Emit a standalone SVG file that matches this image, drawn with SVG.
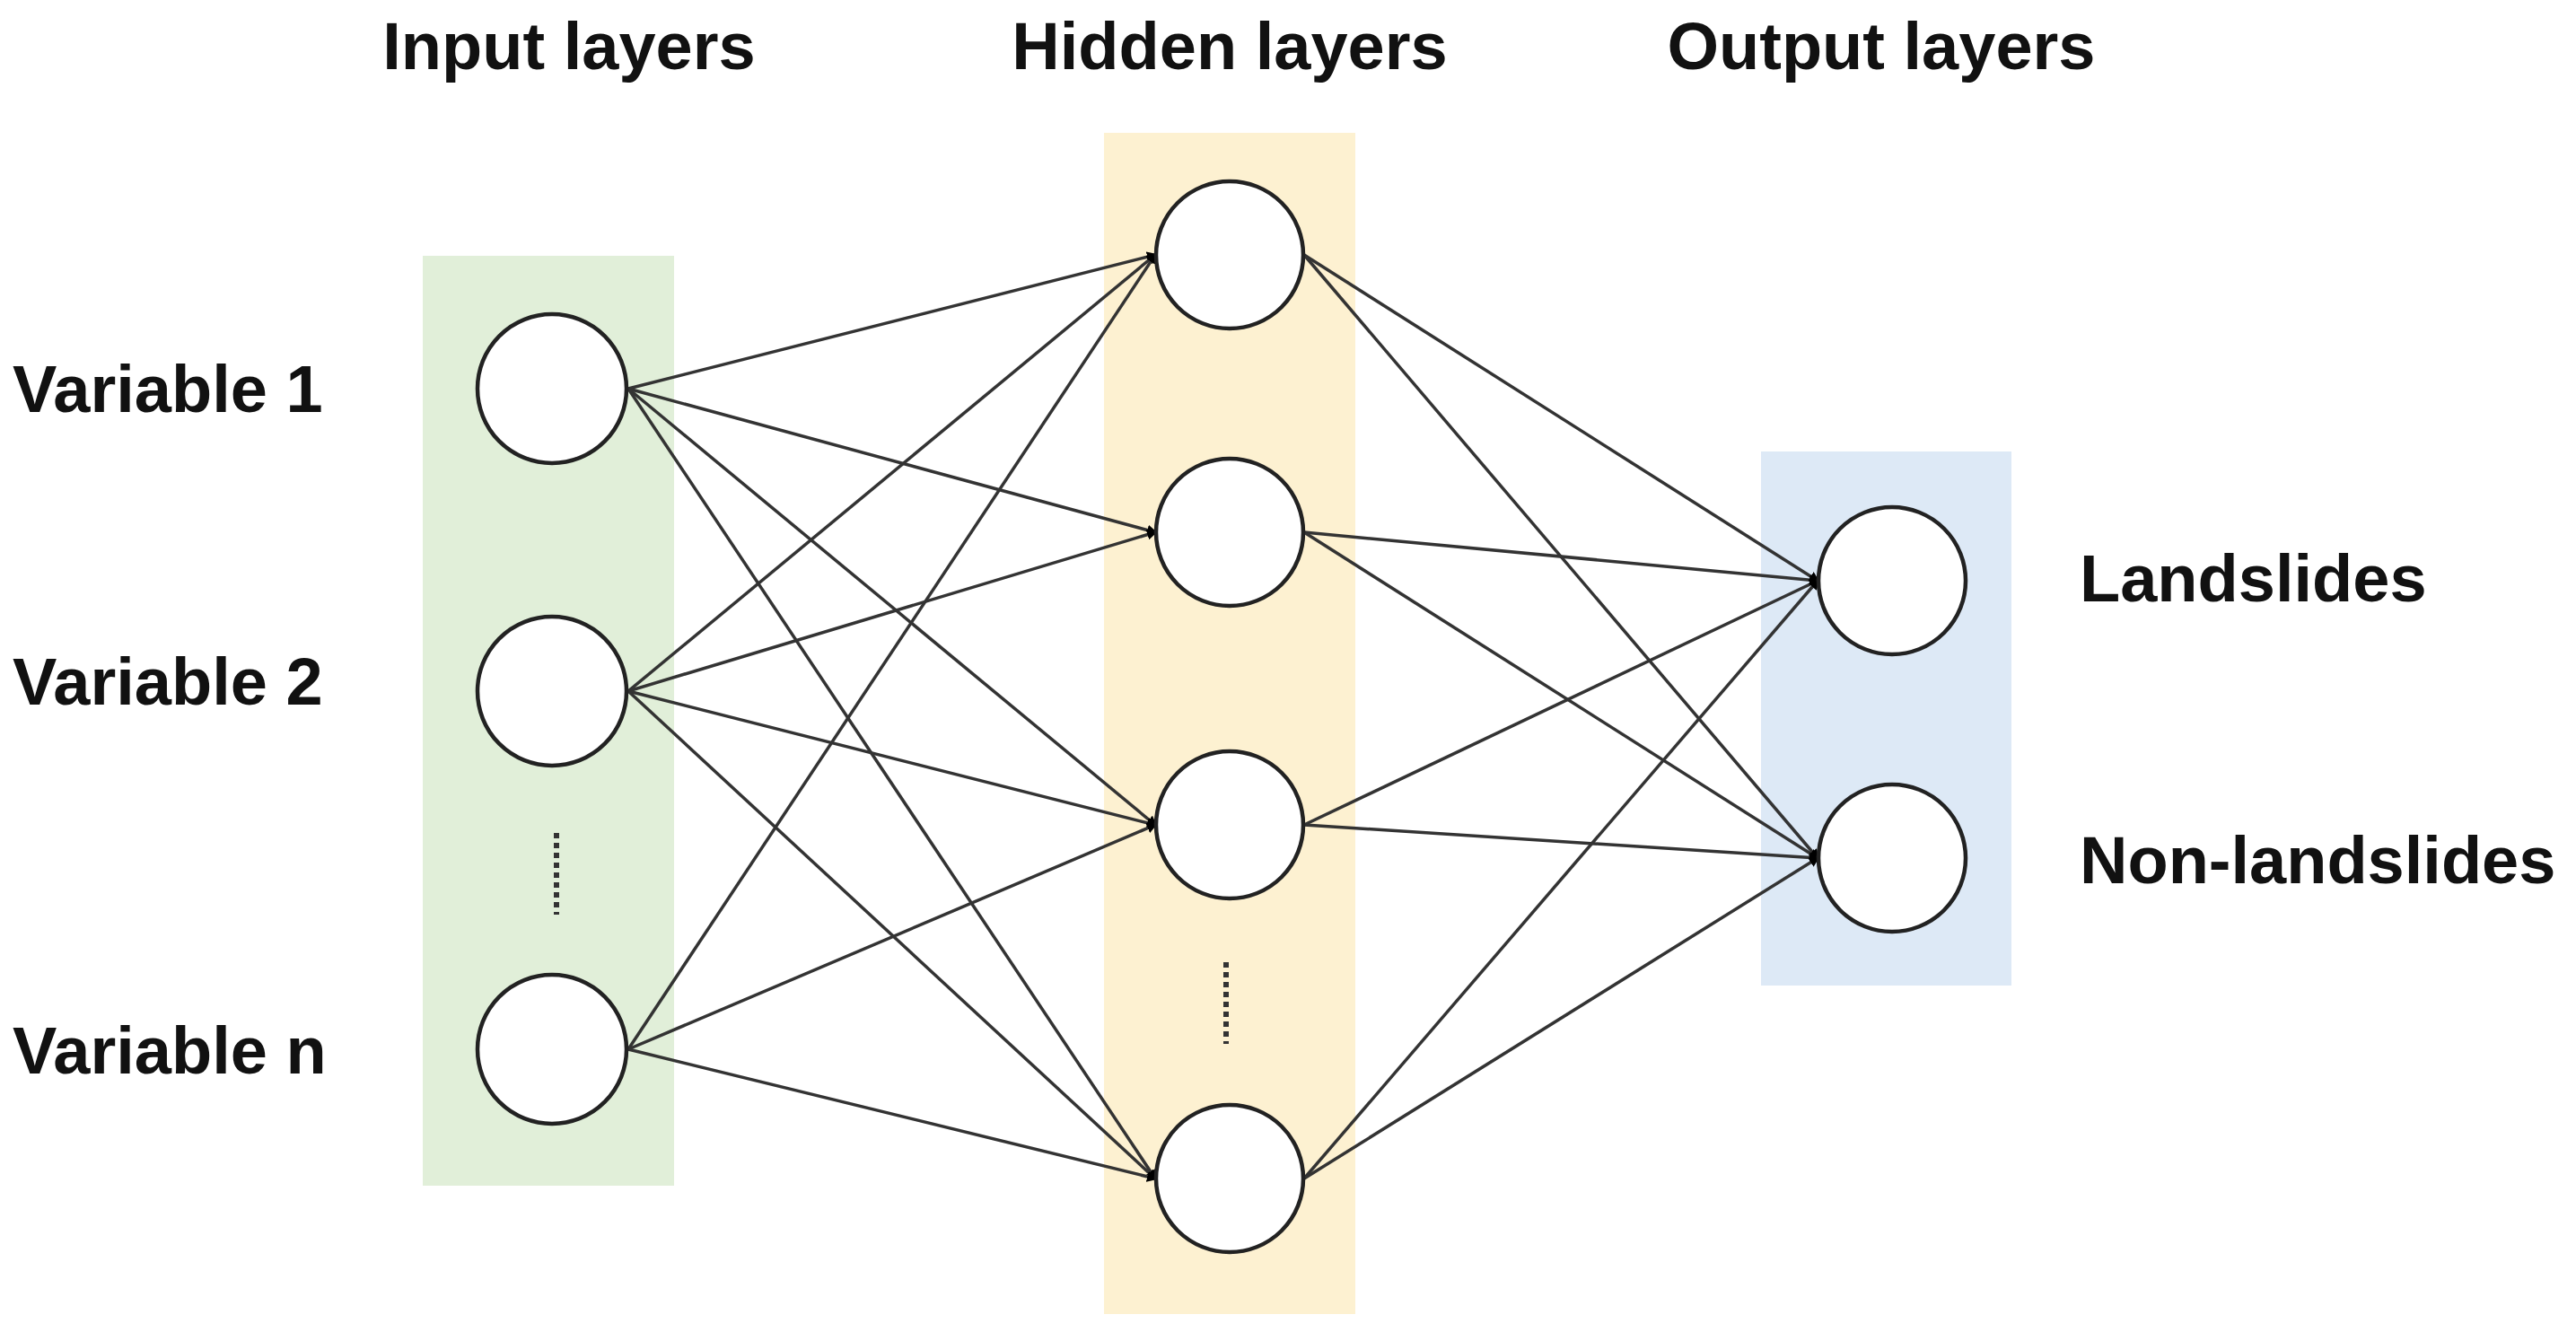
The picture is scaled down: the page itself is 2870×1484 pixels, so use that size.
<svg xmlns="http://www.w3.org/2000/svg" width="2870" height="1484" viewBox="0 0 2870 1484">
<style>
.t{font-family:"Liberation Sans",Arial,sans-serif;font-weight:bold;font-size:74px;fill:#111}
.n{fill:#fff;stroke:#222;stroke-width:4.5}
.c line{stroke:#333;stroke-width:3.5}
.d{stroke:#333;stroke-width:6;stroke-dasharray:6 5}
</style>
<defs><marker id="m" markerWidth="12" markerHeight="12" refX="9" refY="6" orient="auto" markerUnits="userSpaceOnUse"><path d="M0,0 L12,6 L0,12 z" fill="#000"/></marker></defs>
<rect x="471" y="285" width="280" height="1036" fill="#e1efd9"/>
<rect x="1230" y="148" width="280" height="1316" fill="#fdf1d1"/>
<rect x="1962" y="503" width="279" height="595" fill="#dde9f6"/>
<text class="t" x="634" y="77" text-anchor="middle">Input layers</text>
<text class="t" x="1370" y="77" text-anchor="middle">Hidden layers</text>
<text class="t" x="2096" y="77" text-anchor="middle">Output layers</text>
<g class="c">
<line x1="700" y1="433" x2="1287" y2="284" marker-end="url(#m)"/>
<line x1="700" y1="433" x2="1287" y2="593" marker-end="url(#m)"/>
<line x1="700" y1="433" x2="1287" y2="919" marker-end="url(#m)"/>
<line x1="700" y1="433" x2="1287" y2="1313" marker-end="url(#m)"/>
<line x1="700" y1="770" x2="1287" y2="284" marker-end="url(#m)"/>
<line x1="700" y1="770" x2="1287" y2="593" marker-end="url(#m)"/>
<line x1="700" y1="770" x2="1287" y2="919" marker-end="url(#m)"/>
<line x1="700" y1="770" x2="1287" y2="1313" marker-end="url(#m)"/>
<line x1="700" y1="1169" x2="1287" y2="284" marker-end="url(#m)"/>
<line x1="700" y1="1169" x2="1287" y2="919" marker-end="url(#m)"/>
<line x1="700" y1="1169" x2="1287" y2="1313" marker-end="url(#m)"/>
<line x1="1453" y1="284" x2="2025" y2="647" marker-end="url(#m)"/>
<line x1="1453" y1="284" x2="2025" y2="956" marker-end="url(#m)"/>
<line x1="1453" y1="593" x2="2025" y2="647" marker-end="url(#m)"/>
<line x1="1453" y1="593" x2="2025" y2="956" marker-end="url(#m)"/>
<line x1="1453" y1="919" x2="2025" y2="647" marker-end="url(#m)"/>
<line x1="1453" y1="919" x2="2025" y2="956" marker-end="url(#m)"/>
<line x1="1453" y1="1313" x2="2025" y2="647" marker-end="url(#m)"/>
<line x1="1453" y1="1313" x2="2025" y2="956" marker-end="url(#m)"/>
</g>
<g id="in1"><circle class="n" cx="615" cy="433" r="83"/><text class="t" x="14" y="459">Variable 1</text></g>
<g id="in2"><circle class="n" cx="615" cy="770" r="83"/><text class="t" x="14" y="785">Variable 2</text></g>
<g id="inn"><circle class="n" cx="615" cy="1169" r="83"/><text class="t" x="14" y="1196">Variable n</text></g>
<line class="d" x1="620" y1="928" x2="620" y2="1019"/>
<g id="h1"><circle class="n" cx="1370" cy="284" r="82"/></g>
<g id="h2"><circle class="n" cx="1370" cy="593" r="82"/></g>
<g id="h3"><circle class="n" cx="1370" cy="919" r="82"/></g>
<g id="h4"><circle class="n" cx="1370" cy="1313" r="82"/></g>
<line class="d" x1="1366" y1="1072" x2="1366" y2="1163"/>
<g id="o1"><circle class="n" cx="2108" cy="647" r="82"/><text class="t" x="2317" y="670">Landslides</text></g>
<g id="o2"><circle class="n" cx="2108" cy="956" r="82"/><text class="t" x="2317" y="984">Non-landslides</text></g>
</svg>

**AIM**
Exclude the images and reproduce the remaining data exactly.

**RESULT FOR THIS EXERCISE**
Emit a standalone SVG file that matches this image, drawn with SVG.
The picture is scaled down: the page itself is 2870×1484 pixels, so use that size.
<svg xmlns="http://www.w3.org/2000/svg" width="2870" height="1484" viewBox="0 0 2870 1484">
<style>
.t{font-family:"Liberation Sans",Arial,sans-serif;font-weight:bold;font-size:74px;fill:#111}
.n{fill:#fff;stroke:#222;stroke-width:4.5}
.c line{stroke:#333;stroke-width:3.5}
.d{stroke:#333;stroke-width:6;stroke-dasharray:6 5}
</style>
<defs><marker id="m" markerWidth="12" markerHeight="12" refX="9" refY="6" orient="auto" markerUnits="userSpaceOnUse"><path d="M0,0 L12,6 L0,12 z" fill="#000"/></marker></defs>
<rect x="471" y="285" width="280" height="1036" fill="#e1efd9"/>
<rect x="1230" y="148" width="280" height="1316" fill="#fdf1d1"/>
<rect x="1962" y="503" width="279" height="595" fill="#dde9f6"/>
<text class="t" x="634" y="77" text-anchor="middle">Input layers</text>
<text class="t" x="1370" y="77" text-anchor="middle">Hidden layers</text>
<text class="t" x="2096" y="77" text-anchor="middle">Output layers</text>
<g class="c">
<line x1="700" y1="433" x2="1287" y2="284" marker-end="url(#m)"/>
<line x1="700" y1="433" x2="1287" y2="593" marker-end="url(#m)"/>
<line x1="700" y1="433" x2="1287" y2="919" marker-end="url(#m)"/>
<line x1="700" y1="433" x2="1287" y2="1313" marker-end="url(#m)"/>
<line x1="700" y1="770" x2="1287" y2="284" marker-end="url(#m)"/>
<line x1="700" y1="770" x2="1287" y2="593" marker-end="url(#m)"/>
<line x1="700" y1="770" x2="1287" y2="919" marker-end="url(#m)"/>
<line x1="700" y1="770" x2="1287" y2="1313" marker-end="url(#m)"/>
<line x1="700" y1="1169" x2="1287" y2="284" marker-end="url(#m)"/>
<line x1="700" y1="1169" x2="1287" y2="919" marker-end="url(#m)"/>
<line x1="700" y1="1169" x2="1287" y2="1313" marker-end="url(#m)"/>
<line x1="1453" y1="284" x2="2025" y2="647" marker-end="url(#m)"/>
<line x1="1453" y1="284" x2="2025" y2="956" marker-end="url(#m)"/>
<line x1="1453" y1="593" x2="2025" y2="647" marker-end="url(#m)"/>
<line x1="1453" y1="593" x2="2025" y2="956" marker-end="url(#m)"/>
<line x1="1453" y1="919" x2="2025" y2="647" marker-end="url(#m)"/>
<line x1="1453" y1="919" x2="2025" y2="956" marker-end="url(#m)"/>
<line x1="1453" y1="1313" x2="2025" y2="647" marker-end="url(#m)"/>
<line x1="1453" y1="1313" x2="2025" y2="956" marker-end="url(#m)"/>
</g>
<g id="in1"><circle class="n" cx="615" cy="433" r="83"/><text class="t" x="14" y="459">Variable 1</text></g>
<g id="in2"><circle class="n" cx="615" cy="770" r="83"/><text class="t" x="14" y="785">Variable 2</text></g>
<g id="inn"><circle class="n" cx="615" cy="1169" r="83"/><text class="t" x="14" y="1196">Variable n</text></g>
<line class="d" x1="620" y1="928" x2="620" y2="1019"/>
<g id="h1"><circle class="n" cx="1370" cy="284" r="82"/></g>
<g id="h2"><circle class="n" cx="1370" cy="593" r="82"/></g>
<g id="h3"><circle class="n" cx="1370" cy="919" r="82"/></g>
<g id="h4"><circle class="n" cx="1370" cy="1313" r="82"/></g>
<line class="d" x1="1366" y1="1072" x2="1366" y2="1163"/>
<g id="o1"><circle class="n" cx="2108" cy="647" r="82"/><text class="t" x="2317" y="670">Landslides</text></g>
<g id="o2"><circle class="n" cx="2108" cy="956" r="82"/><text class="t" x="2317" y="984">Non-landslides</text></g>
</svg>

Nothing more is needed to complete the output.